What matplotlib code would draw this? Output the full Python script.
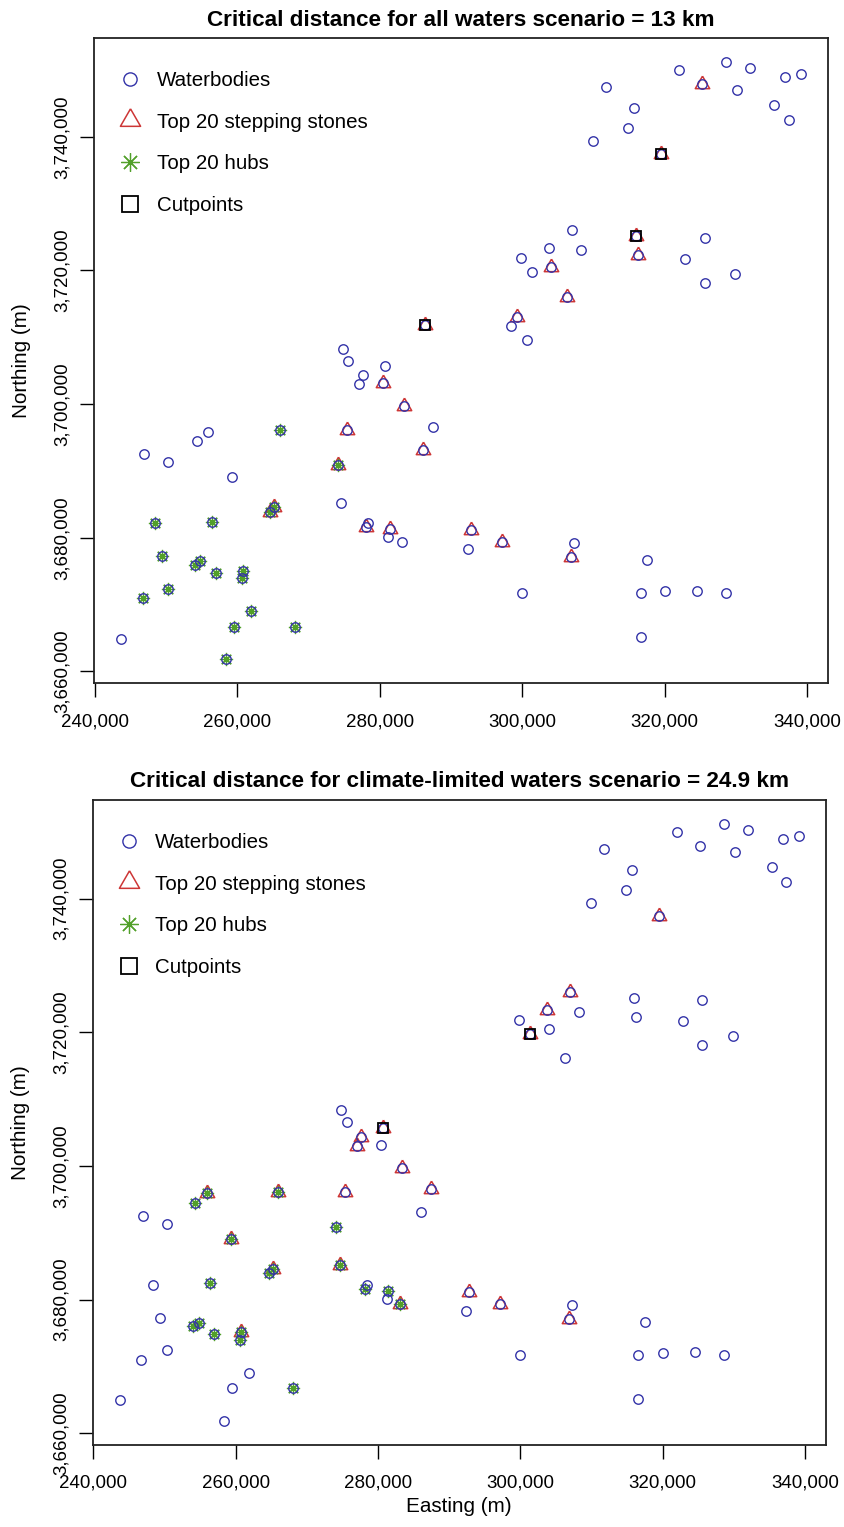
import matplotlib

matplotlib.use("Agg")
import matplotlib.pyplot as plt
import numpy as np
from matplotlib.ticker import FuncFormatter

plt.rcParams["font.family"] = ["Liberation Sans", "DejaVu Sans"]

# waterbody locations (UTM, metres)
easting = [
    322000, 328600, 332000, 336900, 339100, 311800, 325200, 330100, 315700, 335300,
    337400, 314900, 309900, 319500, 307000, 303700, 308300, 299800, 301300, 304000,
    316000, 316200, 325600, 322800, 325600, 329900, 306300, 299300, 298400, 300700,
    286300, 274800, 275600, 280700, 277600, 277100, 280400, 283400, 287400, 275400,
    266000, 286000, 246900, 250300, 254300, 255900, 259300, 274100, 274600, 264600,
    265200, 278100, 278400, 281400, 281200, 283100, 292800, 292400, 297200, 307200,
    306900, 317500, 299900, 316600, 320000, 324500, 328600, 316600, 243700, 248400,
    256400, 249400, 254000, 254800, 257000, 260800, 260600, 250300, 246700, 261900,
    259500, 268100, 258400,
]
northing = [
    3750000, 3751200, 3750300, 3748900, 3749400, 3747500, 3747900, 3747000, 3744300, 3744800,
    3742500, 3741300, 3739300, 3737400, 3726100, 3723300, 3723100, 3721900, 3719700, 3720500,
    3725100, 3722300, 3724900, 3721700, 3718100, 3719400, 3716100, 3713100, 3711700, 3709600,
    3711800, 3708300, 3706500, 3705700, 3704300, 3703000, 3703100, 3699700, 3696600, 3696100,
    3696100, 3693100, 3692500, 3691300, 3694500, 3695900, 3689100, 3690900, 3685200, 3683900,
    3684600, 3681600, 3682200, 3681300, 3680100, 3679300, 3681100, 3678300, 3679400, 3679200,
    3677100, 3676700, 3671700, 3671700, 3672000, 3672100, 3671700, 3665100, 3664900, 3682200,
    3682400, 3677300, 3676000, 3676500, 3674800, 3675100, 3674000, 3672400, 3671000, 3669000,
    3666700, 3666700, 3661800,
]

# waterbodies dropped in the climate-limited scenario (indices into the lists above)
climate_excluded = [27, 28, 29, 30]

# all waters scenario
all_stepping = [6, 13, 19, 20, 21, 26, 27, 30, 36, 37, 39, 41, 47, 49, 50, 51, 53, 56, 58, 60]
all_hubs = [40, 47, 49, 50, 69, 70, 71, 72, 73, 74, 75, 76, 77, 78, 79, 80, 81, 82]
all_cutpoints = [13, 20, 30]

# climate-limited waters scenario
clim_stepping = [13, 14, 15, 18, 33, 34, 35, 37, 38, 39, 40, 45, 46, 48, 50, 55, 56, 58, 60, 75]
clim_hubs = [40, 44, 45, 46, 47, 48, 49, 50, 51, 53, 55, 70, 72, 73, 74, 75, 76, 81]
clim_cutpoints = [18, 33]

titles = [
    "Critical distance for all waters scenario = 13 km",
    "Critical distance for climate-limited waters scenario = 24.9 km",
]

E = np.array(easting, dtype=float)
N = np.array(northing, dtype=float)

BLUE = "#3333a8"
RED = "#cd3636"
GREEN = "#52a02a"
TRI = [(0, 1), (-0.866, -0.5), (0.866, -0.5), (0, 1)]

comma = FuncFormatter(lambda v, _: f"{v:,.0f}")


def limits(v, frac=0.04):
    span = v.max() - v.min()
    return v.min() - frac * span, v.max() + frac * span


def draw_panel(ax, keep, stepping, hubs, cutpoints, title, xlabel=False):
    wb, = ax.plot(E[keep], N[keep], ls="none", marker="o", ms=6.8, mfc="none",
                  mec=BLUE, mew=1.0, zorder=4.5, label="Waterbodies")
    ss, = ax.plot(E[stepping], N[stepping], ls="none", marker=TRI, ms=12,
                  mfc="none", mec=RED, mew=1.1, zorder=2, label="Top 20 stepping stones")
    hb, = ax.plot(E[hubs], N[hubs], ls="none", marker=(8, 2, 0), ms=9.5,
                  mec=GREEN, mew=0.9, zorder=4, label="Top 20 hubs")
    cp, = ax.plot(E[cutpoints], N[cutpoints], ls="none", marker="s", ms=7.8,
                  mfc="none", mec="black", mew=1.3, zorder=5, label="Cutpoints")

    ax.set_xlim(*limits(E))
    ax.set_ylim(*limits(N))
    ax.set_xticks(np.arange(240000, 340001, 20000))
    ax.set_yticks(np.arange(3660000, 3740001, 20000))
    ax.xaxis.set_major_formatter(comma)
    ax.yaxis.set_major_formatter(comma)
    ax.tick_params(direction="out", length=10, width=1, labelsize=13.5)
    ax.tick_params(axis="x", pad=11.4)
    ax.tick_params(axis="y", pad=6.5)
    plt.setp(ax.get_yticklabels(), rotation=90, va="center")
    for sp in ax.spines.values():
        sp.set_linewidth(1.3)
        sp.set_color("#222222")

    ax.set_title(title, fontsize=16.2, fontweight="bold", pad=9)
    ax.set_ylabel("Northing (m)", fontsize=14.9)
    ax.yaxis.set_label_coords(-0.086, 0.5)
    if xlabel:
        ax.set_xlabel("Easting (m)", fontsize=14.9)
        ax.xaxis.set_label_coords(0.5, -0.08)

    ax.legend(handles=[wb, ss, hb, cp], loc="upper left", bbox_to_anchor=(0.035, 0.949),
              frameon=False, fontsize=14.8, markerscale=1.4, handlelength=1.0,
              handletextpad=0.8, labelspacing=1.1, borderpad=0, borderaxespad=0)


fig = plt.figure(figsize=(8.44, 15.27), dpi=100)
ax_top = fig.add_axes([0.1114, 0.5525, 0.8697, 0.4226])
ax_bot = fig.add_axes([0.1098, 0.0537, 0.8685, 0.4224])

keep_all = np.arange(len(E))
keep_clim = np.setdiff1d(keep_all, climate_excluded)

draw_panel(ax_top, keep_all, all_stepping, all_hubs, all_cutpoints, titles[0])
draw_panel(ax_bot, keep_clim, clim_stepping, clim_hubs, clim_cutpoints, titles[1], xlabel=True)

fig.savefig("out.png", dpi=100)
==========
Pick out the lines containing the string "matplotlib".

What matplotlib code would draw this? Output the full Python script.
import matplotlib
matplotlib.use("Agg")
import matplotlib.pyplot as plt
from matplotlib.ticker import FuncFormatter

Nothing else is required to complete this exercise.